GIVEN EXERCISE => In your copy, include every line of the listing below exactly but none of the pictures.
○ ○ ○ ○ ○
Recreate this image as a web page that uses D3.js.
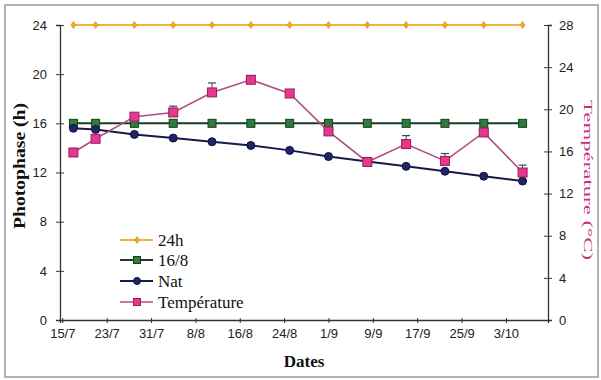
<!DOCTYPE html>
<html><head><meta charset="utf-8">
<script src="https://cdn.jsdelivr.net/npm/d3@7"></script>
<style>
html,body{margin:0;padding:0;background:#fff;}
svg{display:block;}
</style></head>
<body>
<svg id="chart" width="601" height="380"></svg>
<script>
// ---- data ----
const dates = ["17/7","21/7","28/7","4/8","11/8","18/8","25/8","1/9","8/9","15/9","22/9","29/9","6/10"];
const h24 = [24,24,24,24,24,24,24,24,24,24,24,24,24];
const h16 = [16,16,16,16,16,16,16,16,16,16,16,16,16];
const nat = [15.6,15.5,15.1,14.8,14.5,14.2,13.8,13.3,12.9,12.5,12.1,11.7,11.3];
const temp = [15.9,17.2,19.3,19.7,21.6,22.8,21.5,17.9,15.0,16.7,15.1,17.8,14.0];
const tempErr = [0.2,0.2,0.2,0.6,0.9,0.4,0.2,0.2,0.4,0.8,0.7,0.2,0.7];
const xTickLabels = ["15/7","23/7","31/7","8/8","16/8","24/8","1/9","9/9","17/9","25/9","3/10"];
const leftTicks = [0,4,8,12,16,20,24];
const rightTicks = [0,4,8,12,16,20,24,28];
const legendNames = ["24h","16/8","Nat","Température"];

const parse = s => d3.timeParse("%d/%m/%Y")(s + "/2000");
const svg = d3.select("#chart");

// frame
svg.append("rect").attr("x",5).attr("y",5).attr("width",593).attr("height",372)
  .attr("fill","none").attr("stroke","#9a9a9a").attr("stroke-width",1.5);

const L = 60, R = 548, T = 25, B = 320;
const x = d3.scaleTime()
  .domain([d3.timeHour.offset(parse("15/7"), -10), d3.timeHour.offset(parse("10/10"), 14)])
  .range([L, R]);
const yL = d3.scaleLinear().domain([0,24]).range([B,T]);
const yR = d3.scaleLinear().domain([0,28]).range([B,T]);

const tickFont = "'Liberation Sans', Arial, sans-serif";
const serif = "'Liberation Serif', 'Times New Roman', serif";
function styleAxis(g){
  g.select(".domain").attr("stroke","#333").attr("stroke-width",1.3);
  g.selectAll(".tick line").attr("stroke","#333").attr("stroke-width",1);
  g.selectAll(".tick text").attr("font-family",tickFont).attr("font-size",13).attr("fill","#222");
}

// axes
const gx = svg.append("g").attr("transform",`translate(0,${B})`)
  .call(d3.axisBottom(x).tickValues(xTickLabels.map(parse)).tickFormat((d,i)=>xTickLabels[i])
    .tickSizeOuter(0).tickSize(3).tickPadding(6));
styleAxis(gx);
gx.selectAll(".tick line").attr("y1",-2);

const gl = svg.append("g").attr("transform",`translate(${L},0)`)
  .call(d3.axisLeft(yL).tickValues(leftTicks).tickSizeOuter(0).tickSize(4).tickPadding(9));
styleAxis(gl);
gl.selectAll(".tick line").attr("x1",4);

const gr = svg.append("g").attr("transform",`translate(${R},0)`)
  .call(d3.axisRight(yR).tickValues(rightTicks).tickSizeOuter(0).tickSize(4).tickPadding(7));
styleAxis(gr);
gr.selectAll(".tick line").attr("x1",-4);

// titles
svg.append("text").attr("transform","translate(25,166) rotate(-90)")
  .attr("text-anchor","middle").attr("font-family",serif)
  .attr("font-weight","bold").attr("font-size",17).attr("fill","#111")
  .attr("textLength",126).attr("lengthAdjust","spacingAndGlyphs").text("Photophase (h)");
svg.append("text").attr("x",304).attr("y",367)
  .attr("text-anchor","middle").attr("font-family",serif)
  .attr("font-weight","bold").attr("font-size",17).attr("fill","#111").text("Dates");
svg.append("text").attr("transform","translate(584,180) rotate(90)")
  .attr("text-anchor","middle").attr("font-family",serif)
  .attr("font-size",13).attr("fill","#c2307c")
  .attr("textLength",160).attr("lengthAdjust","spacingAndGlyphs").text("Température (°C)");

// series
const pts = dates.map(parse);
const styles = [
  {vals:h24, y:yL, line:"#f2b33d", lw:2, shape:"diamond", fill:"#eeaa2e", stroke:"#e09a20", size:5},
  {vals:h16, y:yL, line:"#143d22", lw:2, shape:"square", fill:"#2f7a3c", stroke:"#163f20", size:8},
  {vals:nat, y:yL, line:"#161a4c", lw:2, shape:"circle", fill:"#1f2563", stroke:"#0e1240", size:8},
  {vals:temp, y:yR, line:"#b24e7e", lw:1.6, shape:"square", fill:"#e8378e", stroke:"#93205a", size:9}
];

function drawMarker(g, s, cx, cy){
  const h = s.size/2;
  if(s.shape==="circle"){
    g.append("circle").attr("cx",cx).attr("cy",cy).attr("r",h).attr("fill",s.fill).attr("stroke",s.stroke).attr("stroke-width",1);
  } else if(s.shape==="square"){
    g.append("rect").attr("x",cx-h).attr("y",cy-h).attr("width",s.size).attr("height",s.size)
      .attr("fill",s.fill).attr("stroke",s.stroke).attr("stroke-width",1);
  } else {
    g.append("path").attr("d",`M${cx},${cy-h-1}L${cx+h},${cy}L${cx},${cy+h+1}L${cx-h},${cy}Z`)
      .attr("fill",s.fill).attr("stroke",s.stroke).attr("stroke-width",0.8);
  }
}

styles.forEach((s,si)=>{
  const g = svg.append("g");
  const line = d3.line().x((d,i)=>x(pts[i])).y(d=>s.y(d));
  g.append("path").datum(s.vals).attr("d",line).attr("fill","none")
    .attr("stroke",s.line).attr("stroke-width",s.lw);
  if(si===3){
    temp.forEach((v,i)=>{
      const cx = x(pts[i]), y0 = yR(v), y1 = yR(v+tempErr[i]);
      g.append("line").attr("x1",cx).attr("x2",cx).attr("y1",y0).attr("y2",y1).attr("stroke","#444").attr("stroke-width",1);
      g.append("line").attr("x1",cx-4).attr("x2",cx+4).attr("y1",y1).attr("y2",y1).attr("stroke","#444").attr("stroke-width",1.2);
    });
  }
  s.vals.forEach((v,i)=>drawMarker(g, s, x(pts[i]), s.y(v)));
});

// legend
const legY = [240,260,281,302];
styles.forEach((s,i)=>{
  const g = svg.append("g");
  g.append("line").attr("x1",120).attr("x2",153).attr("y1",legY[i]).attr("y2",legY[i])
    .attr("stroke",s.line).attr("stroke-width",s.lw);
  drawMarker(g, {...s, size: s.shape==="diamond"?5:7}, 137, legY[i]);
  g.append("text").attr("x",158).attr("y",legY[i]+6)
    .attr("font-family",serif).attr("font-size",17)
    .attr("fill","#111").text(legendNames[i]);
});
</script>
</body></html>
○ ○ ○ ○ ○
COMPLETED TASK =>
Recreate this image as a web page that uses D3.js.
<!DOCTYPE html>
<html><head><meta charset="utf-8">
<script src="https://cdn.jsdelivr.net/npm/d3@7"></script>
<style>
html,body{margin:0;padding:0;background:#fff;}
svg{display:block;}
</style></head>
<body>
<svg id="chart" width="601" height="380"></svg>
<script>
// ---- data ----
const dates = ["17/7","21/7","28/7","4/8","11/8","18/8","25/8","1/9","8/9","15/9","22/9","29/9","6/10"];
const h24 = [24,24,24,24,24,24,24,24,24,24,24,24,24];
const h16 = [16,16,16,16,16,16,16,16,16,16,16,16,16];
const nat = [15.6,15.5,15.1,14.8,14.5,14.2,13.8,13.3,12.9,12.5,12.1,11.7,11.3];
const temp = [15.9,17.2,19.3,19.7,21.6,22.8,21.5,17.9,15.0,16.7,15.1,17.8,14.0];
const tempErr = [0.2,0.2,0.2,0.6,0.9,0.4,0.2,0.2,0.4,0.8,0.7,0.2,0.7];
const xTickLabels = ["15/7","23/7","31/7","8/8","16/8","24/8","1/9","9/9","17/9","25/9","3/10"];
const leftTicks = [0,4,8,12,16,20,24];
const rightTicks = [0,4,8,12,16,20,24,28];
const legendNames = ["24h","16/8","Nat","Température"];

const parse = s => d3.timeParse("%d/%m/%Y")(s + "/2000");
const svg = d3.select("#chart");

// frame
svg.append("rect").attr("x",5).attr("y",5).attr("width",593).attr("height",372)
  .attr("fill","none").attr("stroke","#9a9a9a").attr("stroke-width",1.5);

const L = 60, R = 548, T = 25, B = 320;
const x = d3.scaleTime()
  .domain([d3.timeHour.offset(parse("15/7"), -10), d3.timeHour.offset(parse("10/10"), 14)])
  .range([L, R]);
const yL = d3.scaleLinear().domain([0,24]).range([B,T]);
const yR = d3.scaleLinear().domain([0,28]).range([B,T]);

const tickFont = "'Liberation Sans', Arial, sans-serif";
const serif = "'Liberation Serif', 'Times New Roman', serif";
function styleAxis(g){
  g.select(".domain").attr("stroke","#333").attr("stroke-width",1.3);
  g.selectAll(".tick line").attr("stroke","#333").attr("stroke-width",1);
  g.selectAll(".tick text").attr("font-family",tickFont).attr("font-size",13).attr("fill","#222");
}

// axes
const gx = svg.append("g").attr("transform",`translate(0,${B})`)
  .call(d3.axisBottom(x).tickValues(xTickLabels.map(parse)).tickFormat((d,i)=>xTickLabels[i])
    .tickSizeOuter(0).tickSize(3).tickPadding(6));
styleAxis(gx);
gx.selectAll(".tick line").attr("y1",-2);

const gl = svg.append("g").attr("transform",`translate(${L},0)`)
  .call(d3.axisLeft(yL).tickValues(leftTicks).tickSizeOuter(0).tickSize(4).tickPadding(9));
styleAxis(gl);
gl.selectAll(".tick line").attr("x1",4);

const gr = svg.append("g").attr("transform",`translate(${R},0)`)
  .call(d3.axisRight(yR).tickValues(rightTicks).tickSizeOuter(0).tickSize(4).tickPadding(7));
styleAxis(gr);
gr.selectAll(".tick line").attr("x1",-4);

// titles
svg.append("text").attr("transform","translate(25,166) rotate(-90)")
  .attr("text-anchor","middle").attr("font-family",serif)
  .attr("font-weight","bold").attr("font-size",17).attr("fill","#111")
  .attr("textLength",126).attr("lengthAdjust","spacingAndGlyphs").text("Photophase (h)");
svg.append("text").attr("x",304).attr("y",367)
  .attr("text-anchor","middle").attr("font-family",serif)
  .attr("font-weight","bold").attr("font-size",17).attr("fill","#111").text("Dates");
svg.append("text").attr("transform","translate(584,180) rotate(90)")
  .attr("text-anchor","middle").attr("font-family",serif)
  .attr("font-size",13).attr("fill","#c2307c")
  .attr("textLength",160).attr("lengthAdjust","spacingAndGlyphs").text("Température (°C)");

// series
const pts = dates.map(parse);
const styles = [
  {vals:h24, y:yL, line:"#f2b33d", lw:2, shape:"diamond", fill:"#eeaa2e", stroke:"#e09a20", size:5},
  {vals:h16, y:yL, line:"#143d22", lw:2, shape:"square", fill:"#2f7a3c", stroke:"#163f20", size:8},
  {vals:nat, y:yL, line:"#161a4c", lw:2, shape:"circle", fill:"#1f2563", stroke:"#0e1240", size:8},
  {vals:temp, y:yR, line:"#b24e7e", lw:1.6, shape:"square", fill:"#e8378e", stroke:"#93205a", size:9}
];

function drawMarker(g, s, cx, cy){
  const h = s.size/2;
  if(s.shape==="circle"){
    g.append("circle").attr("cx",cx).attr("cy",cy).attr("r",h).attr("fill",s.fill).attr("stroke",s.stroke).attr("stroke-width",1);
  } else if(s.shape==="square"){
    g.append("rect").attr("x",cx-h).attr("y",cy-h).attr("width",s.size).attr("height",s.size)
      .attr("fill",s.fill).attr("stroke",s.stroke).attr("stroke-width",1);
  } else {
    g.append("path").attr("d",`M${cx},${cy-h-1}L${cx+h},${cy}L${cx},${cy+h+1}L${cx-h},${cy}Z`)
      .attr("fill",s.fill).attr("stroke",s.stroke).attr("stroke-width",0.8);
  }
}

styles.forEach((s,si)=>{
  const g = svg.append("g");
  const line = d3.line().x((d,i)=>x(pts[i])).y(d=>s.y(d));
  g.append("path").datum(s.vals).attr("d",line).attr("fill","none")
    .attr("stroke",s.line).attr("stroke-width",s.lw);
  if(si===3){
    temp.forEach((v,i)=>{
      const cx = x(pts[i]), y0 = yR(v), y1 = yR(v+tempErr[i]);
      g.append("line").attr("x1",cx).attr("x2",cx).attr("y1",y0).attr("y2",y1).attr("stroke","#444").attr("stroke-width",1);
      g.append("line").attr("x1",cx-4).attr("x2",cx+4).attr("y1",y1).attr("y2",y1).attr("stroke","#444").attr("stroke-width",1.2);
    });
  }
  s.vals.forEach((v,i)=>drawMarker(g, s, x(pts[i]), s.y(v)));
});

// legend
const legY = [240,260,281,302];
styles.forEach((s,i)=>{
  const g = svg.append("g");
  g.append("line").attr("x1",120).attr("x2",153).attr("y1",legY[i]).attr("y2",legY[i])
    .attr("stroke",s.line).attr("stroke-width",s.lw);
  drawMarker(g, {...s, size: s.shape==="diamond"?5:7}, 137, legY[i]);
  g.append("text").attr("x",158).attr("y",legY[i]+6)
    .attr("font-family",serif).attr("font-size",17)
    .attr("fill","#111").text(legendNames[i]);
});
</script>
</body></html>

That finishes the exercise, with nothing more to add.